1971
Do you have to be an emotional person to have a testimony?
August 1971


“Do you have to be an emotional person to have a testimony?” New Era, Aug. 1971, 35

Sometimes some persons seem to be emotional—even over-emotional—in testimony meeting. Do you have to be an emotional person to have a testimony?

Answer/Sister Lenore Romney

Certainly all members should feel at home in the Church, and bearing our testimonies does not have to be accompanied by overemotionalism. However, to be alive involves being emotional, whether expressed or not, because aliveness consists of being able to feel love, anger, remorse, joy, and other emotions. Admittedly, people display their emotions differently, and events provoke different degrees of emotional response from each of us.

The intensity of our response to various emotions may be part of our inheritance—of whether, for example, we’re male or female. We know also that some persons cannot witness suffering without collapsing, while others seem aloof. Some persons are very efficient in a crisis, and others are inefficient.

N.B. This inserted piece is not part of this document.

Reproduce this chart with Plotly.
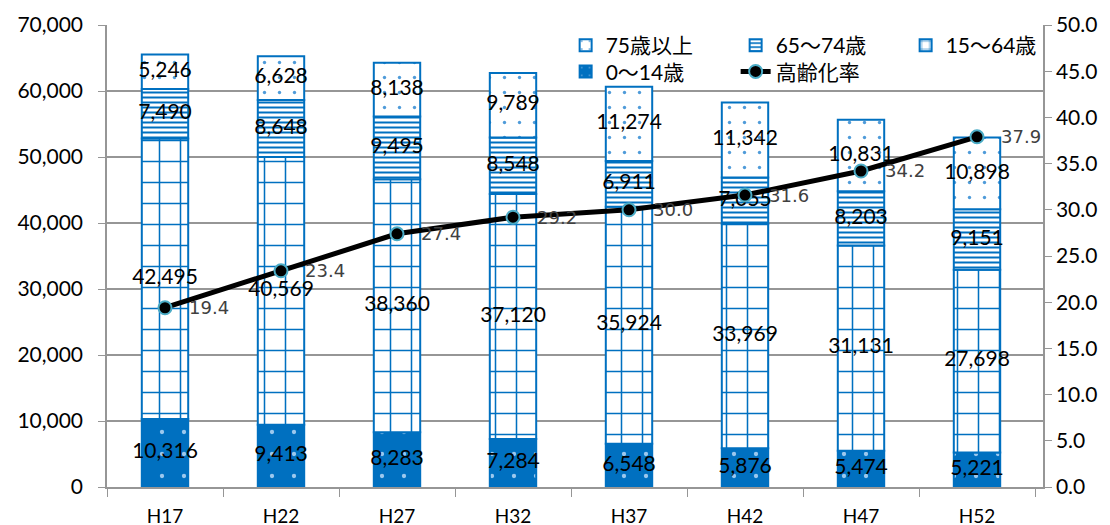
import plotly.graph_objects as go

categories = ["H17", "H22", "H27", "H32", "H37", "H42", "H47", "H52"]
age_0_14 = [10316, 9413, 8283, 7284, 6548, 5876, 5474, 5221]
age_15_64 = [42495, 40569, 38360, 37120, 35924, 33969, 31131, 27698]
age_65_74 = [7490, 8648, 9495, 8548, 6911, 7055, 8203, 9151]
age_75_over = [5246, 6628, 8138, 9789, 11274, 11342, 10831, 10898]
aging_rate = [19.4, 23.4, 27.4, 29.2, 30.0, 31.6, 34.2, 37.9]

BLUE = "#0070C0"
FONT = "Lato, Noto Sans CJK JP, sans-serif"

fig = go.Figure()

segments = [
    ("0～14歳", age_0_14, dict(shape=".", fgcolor="#9CC8EE", bgcolor=BLUE, size=22, solidity=0.03, fillmode="replace"), "legend2", 1),
    ("15～64歳", age_15_64, dict(shape="+", fgcolor=BLUE, bgcolor="white", size=21, solidity=0.14, fillmode="replace"), "legend", 3),
    ("65～74歳", age_65_74, dict(shape="-", fgcolor=BLUE, bgcolor="white", size=5, solidity=0.4, fillmode="replace"), "legend", 2),
    ("75歳以上", age_75_over, dict(shape=".", fgcolor="#4F9BD9", bgcolor="white", size=15, solidity=0.04, fillmode="replace"), "legend", 1),
]

base = [0] * len(categories)
label_x, label_y, label_t = [], [], []
for name, vals, pat, leg, rank in segments:
    fig.add_trace(go.Bar(
        x=categories, y=vals, base=base, name=name,
        width=0.4,
        marker=dict(color="white", pattern=pat, line=dict(color=BLUE, width=2)),
        legend=leg, legendrank=rank,
        hoverinfo="skip",
    ))
    for c, b, v in zip(categories, base, vals):
        label_x.append(c)
        label_y.append(b + v / 2)
        label_t.append(f"{v:,}")
    base = [b + v for b, v in zip(base, vals)]

fig.add_trace(go.Scatter(
    x=label_x, y=label_y, text=label_t, mode="text",
    textfont=dict(family=FONT, size=21, color="black"),
    showlegend=False, hoverinfo="skip",
))

fig.add_trace(go.Scatter(
    x=categories, y=aging_rate, name="高齢化率", yaxis="y2",
    mode="lines+markers",
    line=dict(color="black", width=5),
    marker=dict(color="black", size=13, line=dict(color="#4BACC6", width=2)),
    legend="legend2", legendrank=2,
    cliponaxis=False,
))

for c, v in zip(categories, aging_rate):
    fig.add_annotation(
        x=c, y=v, yref="y2", text=f"{v:.1f}", showarrow=False,
        xanchor="left", yanchor="middle", xshift=22,
        font=dict(family="DejaVu Sans, sans-serif", size=18, color="#404040"),
    )

legend_common = dict(
    orientation="h", xanchor="left", yanchor="top",
    entrywidth=125, entrywidthmode="pixels",
    font=dict(family=FONT, size=21, color="black"),
    bgcolor="rgba(255,255,255,0)", traceorder="normal",
)

fig.update_layout(
    width=1110, height=525,
    margin=dict(l=99, r=75, t=17, b=46, autoexpand=False),
    barmode="overlay",
    plot_bgcolor="white", paper_bgcolor="white",
    font=dict(family=FONT, size=21, color="black"),
    showlegend=True,
    legend=dict(x=0.49, y=1.0, **legend_common),
    legend2=dict(x=0.49, y=0.943, **legend_common),
    xaxis=dict(
        type="category", showline=True, linecolor="#969696", linewidth=1.5,
        ticks="outside", tickson="boundaries", ticklen=8, tickcolor="#969696",
        showgrid=False, ticklabelstandoff=11, automargin=False,
        tickfont=dict(family=FONT, size=19),
    ),
    yaxis=dict(
        range=[0, 70000], dtick=10000, tickformat=",d",
        showline=True, linecolor="#969696", linewidth=1.5,
        ticks="outside", ticklen=7, tickcolor="#969696",
        showgrid=True, gridcolor="#969696", gridwidth=1.5,
        zeroline=False, automargin=False, ticklabelstandoff=11,
        tickfont=dict(family=FONT, size=21),
    ),
    yaxis2=dict(
        range=[0, 50], dtick=5, tickformat=".1f", overlaying="y", side="right",
        showline=True, linecolor="#969696", linewidth=1.5,
        ticks="outside", ticklen=7, tickcolor="#969696",
        showgrid=False, zeroline=False, automargin=False,
        tickfont=dict(family=FONT, size=21),
    ),
)

fig.write_html("out.html")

Having a testimony and bearing witness of it are two different things. To gain a testimony involves knowledge and experience; one receives confirmation from God that Jesus is the Christ and that the gospel is true. When Peter answered the Lord that he knew Jesus was the Son of the living God, Christ answered: “… flesh and blood hath not revealed it unto thee, but my father which is in heaven.” (Matt. 16:17.)

Our spirit within us responds as the Holy Ghost bears witness to the truth. A testimony of the truthfulness of the gospel and the divinity of Jesus Christ is thus the highest of all experiences and knowledge. Those who have not experienced this, or who may not be appreciating sufficiently the meaningfulness of this testimony in the lives of others, may not relate to or understand sympathetically what seems at times to be overemotionalism when a testimony is expressed.

Even so, a testimony is not the result of emotionalism but of knowledge, which may inspire high emotional response in some persons when witnessing.